Fourth, there were three cases where the error of comparing the means on the categorical variables was made. For example, when measuring patients' satisfaction in the three classes of high, moderate, and low, it is not right that the researcher renders arbitrary scores for each class and compares the means, since the variable of patients' satisfaction is one of the categorical variables. In this case, the statistical method for the analysis of categorical variables must be applied. The most fundamental factor in statistical analysis is to understand the types of variables to analyze, because the analytical method to be used is dependent upon the type of scale.

Fifth, the dependence/independence of the variables to analyze is also important. One representative example is the test for paired samples. The paired t-test, which is frequently used in comparing the degree of pain before and after a treatment, should have the same sample size for the two groups since the t-test is supposed to compare the difference of the two dependent groups.

The fact that only 20.9% of the articles published in the KJP from 2004 to 2008 were free of statistical errors does not mean that only 20.9% of the articles are reliable, since we have simply counted the number of errors regardless of the statistical errors that could decisively affect the interpretation of the result in each study.

Considering the analysis of the statistical errors found in other Korean journals, the proportion of the articles where no statistical error was found was 19.0% for the Journal of the Korean Society for Therapeutic Radiology and Oncology [3], 42.3% for the Journal of Korean Society of Emergency Medicine [5], and 33% for the Journal of Korean Society of Plastic and Reconstructive Surgeons [12]. In the case of the Korean Journal of Anesthesiology, the ratio was 3% in 1981, but it was reported that the proportion was increased to 33% in 1990. For the international journals, analysis of the statistical errors of the submitted manuscripts were performed in 1970-80s [13-17], and it was reported that 52% of the target articles included errors in applying statistics [16]. Even a serious case, where only 15% of the articles had no errors in applying statistics, has been reported [16]. To reduce such errors, some of the international journals provide statistics guidelines [18] or checklists [19] for data analysis.
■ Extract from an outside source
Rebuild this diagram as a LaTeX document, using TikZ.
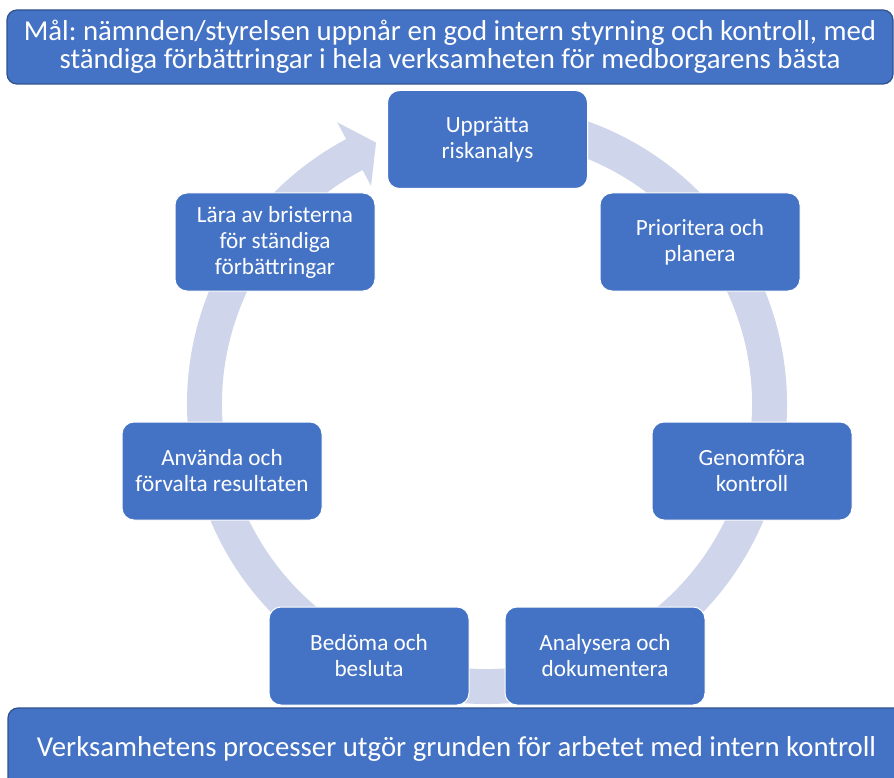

Differentiating the major fatal errors from the minor statistical errors is important, since the former may raise serious questions regarding the validity and reliability of the study. Caution should be paid to avoid making the mistake of devaluating significant academic achievements by taking all types of statistical errors overly seriously, and thus, exaggerating minor errors to an unnecessary extent. Hence, this should be remembered in the reviewing process.

Although statistics has a vast range, only several statistical methods are employed for medical articles. Based on the analysis of 1,828 medical articles, one can understand and interpret 70% of the medical articles if one precisely understands descriptive statistics, the t-test, the chi-square test, and Fisher's exact test [20]. As understood from the results of our study that the most frequently used analytical methods in the KJP were the t-test and the chi-square test, the common statistical errors found in medical articles were not because difficult and complicated analytical methods were mistakenly applied but because simple and easy methods were not correctly applied. Therefore, it is important to have a precise understanding of the statistical methods frequently used in each professional field, when having the full understanding of all the statistical methods is not possible.

In conclusion, we have found many statistical errors in the articles published in the KJP and verified the fact that only 20.9% of the articles were without statistical errors. To elevate the quality of the KJP, as well as that of individual articles, the efforts of the researchers to make appropriate usage of statistical methods and to give appropriate attention during the reviewing process are required.